## Exercise details
Exclude the pictures, then repeat the remaining data exactly.

******************************

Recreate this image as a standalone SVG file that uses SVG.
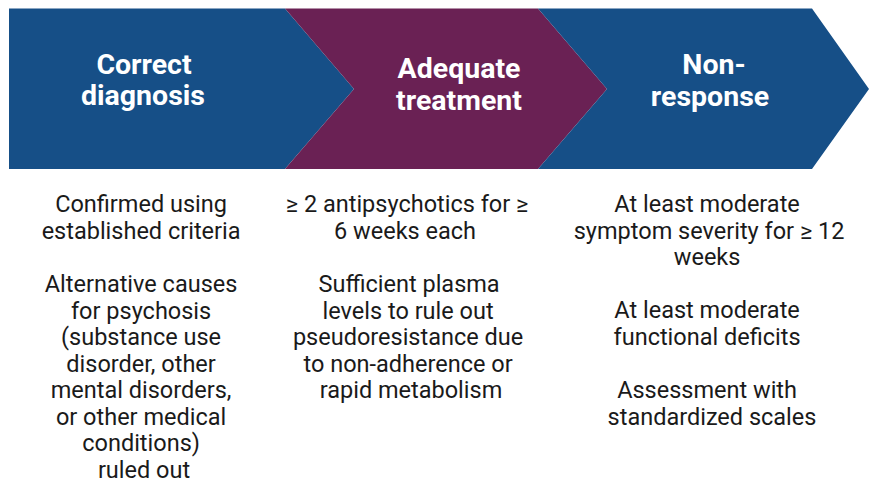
<svg xmlns="http://www.w3.org/2000/svg" width="869" height="483" viewBox="0 0 869 483">
  <style>
    .blue { fill: #164F87; }
    .purple { fill: #6A2154; }
    .head { font-family: Roboto, "Liberation Sans", sans-serif; font-weight: bold; font-size: 28.5px; fill: #ffffff; text-anchor: middle; }
    .body { font-family: Roboto, "Liberation Sans", sans-serif; font-size: 23.5px; fill: #1a1a1a; text-anchor: middle; }
  </style>
  <rect width="869" height="483" fill="#ffffff"/>

  <!-- step 1 -->
  <g id="step-diagnosis">
    <polygon class="blue" points="9,8.5 285,8.5 354,89 285,169 9,169"/>
    <text class="head"><tspan x="144" y="74">Correct</tspan><tspan x="143" y="105">diagnosis</tspan></text>
    <text class="body">
      <tspan x="144" y="212">Confirmed using</tspan>
      <tspan x="144" y="238.5">established criteria</tspan>
      <tspan x="144" y="292">Alternative causes</tspan>
      <tspan x="144" y="318.5">for psychosis</tspan>
      <tspan x="144" y="345">(substance use</tspan>
      <tspan x="144" y="371.5">disorder, other</tspan>
      <tspan x="144" y="398">mental disorders,</tspan>
      <tspan x="144" y="424.5">or other medical</tspan>
      <tspan x="144" y="451">conditions)</tspan>
      <tspan x="144" y="477.5">ruled out</tspan>
    </text>
  </g>

  <!-- step 2 -->
  <g id="step-treatment">
    <polygon class="purple" points="285,8.5 538,8.5 607,89 538,169 285,169 354,89"/>
    <text class="head"><tspan x="459" y="78">Adequate</tspan><tspan x="459" y="110">treatment</tspan></text>
    <text class="body">
      <tspan x="410" y="212">≥ 2 antipsychotics for ≥</tspan>
      <tspan x="408" y="238.5">6 weeks each</tspan>
      <tspan x="412" y="292">Sufficient plasma</tspan>
      <tspan x="411" y="318.5">levels to rule out</tspan>
      <tspan x="411" y="345">pseudoresistance due</tspan>
      <tspan x="411" y="371.5">to non-adherence or</tspan>
      <tspan x="411" y="398">rapid metabolism</tspan>
    </text>
  </g>

  <!-- step 3 -->
  <g id="step-nonresponse">
    <polygon class="blue" points="538,8.5 812,8.5 869,89 812,169 538,169 607,89"/>
    <text class="head"><tspan x="714" y="74">Non-</tspan><tspan x="710" y="106">response</tspan></text>
    <text class="body">
      <tspan x="710" y="212">At least moderate</tspan>
      <tspan x="712" y="238.5">symptom severity for ≥ 12</tspan>
      <tspan x="710" y="265">weeks</tspan>
      <tspan x="710" y="318">At least moderate</tspan>
      <tspan x="710" y="345">functional deficits</tspan>
      <tspan x="710" y="398">Assessment with</tspan>
      <tspan x="712" y="424.5">standardized scales</tspan>
    </text>
  </g>

  <g id="connectors"/>
</svg>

******************************

## Result of this exercise
Recreate this image as a standalone SVG file that uses SVG.
<svg xmlns="http://www.w3.org/2000/svg" width="869" height="483" viewBox="0 0 869 483">
  <style>
    .blue { fill: #164F87; }
    .purple { fill: #6A2154; }
    .head { font-family: Roboto, "Liberation Sans", sans-serif; font-weight: bold; font-size: 28.5px; fill: #ffffff; text-anchor: middle; }
    .body { font-family: Roboto, "Liberation Sans", sans-serif; font-size: 23.5px; fill: #1a1a1a; text-anchor: middle; }
  </style>
  <rect width="869" height="483" fill="#ffffff"/>

  <!-- step 1 -->
  <g id="step-diagnosis">
    <polygon class="blue" points="9,8.5 285,8.5 354,89 285,169 9,169"/>
    <text class="head"><tspan x="144" y="74">Correct</tspan><tspan x="143" y="105">diagnosis</tspan></text>
    <text class="body">
      <tspan x="144" y="212">Confirmed using</tspan>
      <tspan x="144" y="238.5">established criteria</tspan>
      <tspan x="144" y="292">Alternative causes</tspan>
      <tspan x="144" y="318.5">for psychosis</tspan>
      <tspan x="144" y="345">(substance use</tspan>
      <tspan x="144" y="371.5">disorder, other</tspan>
      <tspan x="144" y="398">mental disorders,</tspan>
      <tspan x="144" y="424.5">or other medical</tspan>
      <tspan x="144" y="451">conditions)</tspan>
      <tspan x="144" y="477.5">ruled out</tspan>
    </text>
  </g>

  <!-- step 2 -->
  <g id="step-treatment">
    <polygon class="purple" points="285,8.5 538,8.5 607,89 538,169 285,169 354,89"/>
    <text class="head"><tspan x="459" y="78">Adequate</tspan><tspan x="459" y="110">treatment</tspan></text>
    <text class="body">
      <tspan x="410" y="212">≥ 2 antipsychotics for ≥</tspan>
      <tspan x="408" y="238.5">6 weeks each</tspan>
      <tspan x="412" y="292">Sufficient plasma</tspan>
      <tspan x="411" y="318.5">levels to rule out</tspan>
      <tspan x="411" y="345">pseudoresistance due</tspan>
      <tspan x="411" y="371.5">to non-adherence or</tspan>
      <tspan x="411" y="398">rapid metabolism</tspan>
    </text>
  </g>

  <!-- step 3 -->
  <g id="step-nonresponse">
    <polygon class="blue" points="538,8.5 812,8.5 869,89 812,169 538,169 607,89"/>
    <text class="head"><tspan x="714" y="74">Non-</tspan><tspan x="710" y="106">response</tspan></text>
    <text class="body">
      <tspan x="710" y="212">At least moderate</tspan>
      <tspan x="712" y="238.5">symptom severity for ≥ 12</tspan>
      <tspan x="710" y="265">weeks</tspan>
      <tspan x="710" y="318">At least moderate</tspan>
      <tspan x="710" y="345">functional deficits</tspan>
      <tspan x="710" y="398">Assessment with</tspan>
      <tspan x="712" y="424.5">standardized scales</tspan>
    </text>
  </g>

  <g id="connectors"/>
</svg>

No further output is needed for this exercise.